Lincoln and the Jews

The Civil War is, even now, the most important event in American history, but it is one to which fewer and fewer Americans can claim a direct familial connection. If your ancestors came to this country after 1865—if your background is Italian or Greek, Puerto Rican, or Korean—then you probably have no relative who took part in the struggle over America’s destiny. But does this mean that you are less connected to American history than if your forebears wore Union blue or Confederate gray? Are you less susceptible to the “mystic chords of memory” of which Abraham Lincoln famously spoke in his first inaugural address? Only a mind immune to the power of historical imagination could answer yes.

A letter from Abraham Lincoln to Abraham Jonas acknowledging him as “one of my most valued friends.” (Courtesy of Abraham Lincoln Presidential Library & Museum.)
A letter from Abraham Lincoln to Abraham Jonas acknowledging him as “one of my most valued friends.” (Courtesy of Abraham Lincoln Presidential Library & Museum.)

The Civil War continues to make a double claim on the memory of every American, regardless of when his or her family became American. The first is that the issues about which the war was fought—slavery and sectional division—continue to define American society and politics to this day. It’s impossible to make sense of quite a few daily headlines or election results without knowing about the Civil War’s causes and consequences. Second, and even more important, is that at a distance of 150 years, no American can claim any living memory of the war. To possess it imaginatively today requires the work of reading and thinking, which are open to anyone, regardless of ancestry. To say otherwise is to deny the very premise of America, which is that it is a country founded not on blood but on an idea of freedom.

For American Jews, the question of our relationship to the Civil War is complex. On the one hand, the vast majority of American Jews are descended from Eastern European immigrants who arrived here after 1880, and so they have no ancestral connection to the war. At the same time, as Jonathan D. Sarna and Benjamin Shapell amply demonstrate in Lincoln and the Jews, there was a sizable number of Jews in America in the mid-19th century—some 150,000 by the time Lincoln was elected president in 1860, many of them recent immigrants who fled Germany in the aftermath of the failed revolution of 1848. This was a small fraction of the nation’s population, then 31 million, but it means that if we look for Jewish connections to the Civil War, we will find plenty of them. Jews fought and died on both sides of the conflict, at ranks from private to general; they served in government in the North (two Pennsylvania congressmen were Jews) and in the South (Judah P. Benjamin, a former U.S. senator from Louisiana, was the Confederate secretary of state).

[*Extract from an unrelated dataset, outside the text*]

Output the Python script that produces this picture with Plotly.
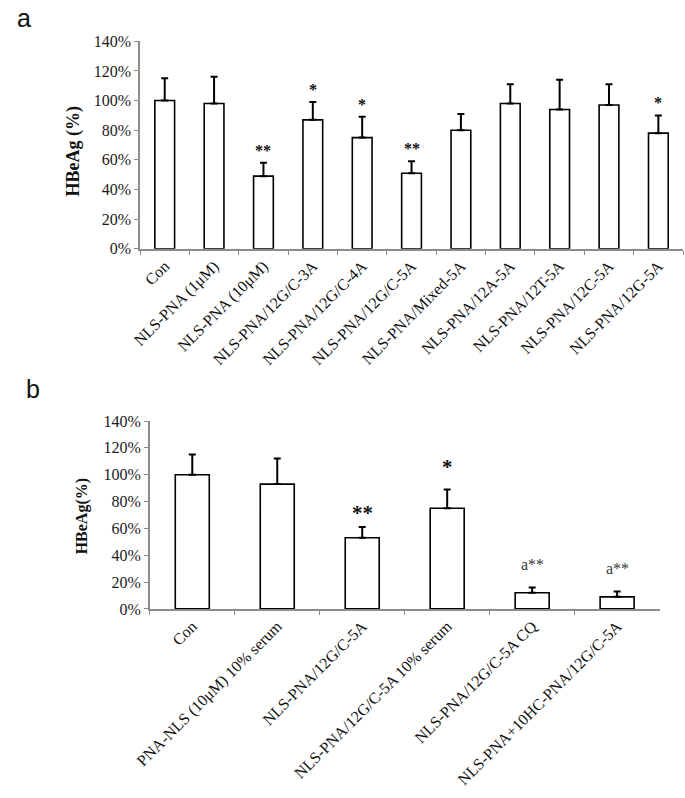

This means that Lincoln and the Jews is a less unlikely conjunction than it might first appear. It cannot be said that Lincoln spent a great deal of time thinking about Jews or Judaism, or that Jewish questions formed a significant part of the politics of the period. But Sarna and his coauthor Shapell, a Civil War collector who provided many of the documents and artifacts that illustrate it, show that Lincoln encountered a surprising number of Jews throughout his life. Lincoln and the Jews is largely a catalogue of the American Jews whose paths happened to intersect with his, from his early career in Springfield, Illinois to his years as president and commander-in-chief. Throughout, he seems to have treated them with the benevolence and absence of prejudice one would expect from the Great Emancipator. As Sarna summarizes on the book’s last page: He “interacted with Jews, represented Jews, befriended Jews, admired Jews, commissioned Jews, trusted Jews, defended Jews, pardoned Jews, took advice from Jews, gave jobs to Jews, extended rights to Jews . . . His connections to Jews went further and deeper than those of any previous American president.”

Lincoln’s philo-Semitism is especially notable in contrast to his fellow politicians and his own generals. Lincoln and the Jews reproduces a number of letters in which such figures refer to Jews, almost always with a sneer—as when George McClellan, Lincoln’s battle-shy general and later rival in the 1864 presidential election, finds himself on board a ship unfortunately full of “the sons of Jacob.” Exactly why Lincoln was immune from this conventional prejudice is cause for speculation. Perhaps it is because he grew up in rural Kentucky and Indiana, areas with no Jewish population, and so gained his earliest impressions of Jews from the heroic accounts of the Bible, with which he was deeply familiar. (Sarna notes that the Protestant denomination in which Lincoln was raised believed in predestination and was thus indifferent to efforts to proselytize Jews.)

 

Lincoln met his first real-life Jews in the mid-1830s, when he moved to the Illinois capital of Springfield to serve in the state legislature. They tended to be small businessmen, clothing retailers, or department store owners, whom he encountered as neighbors, constituents, and legal clients. While nothing in particular is known about his relationships with men such as Louis Saltzenstein, a postmaster whose store the young Lincoln patronized, or Julius Hammerslough, from whom Lincoln bought some suits, such acquaintances show that Lincoln was accustomed to dealing with Jews on familiar terms.

Abraham Jonas. (Courtesy of the Wells Family.)
Abraham Jonas. (Courtesy of the Wells Family.)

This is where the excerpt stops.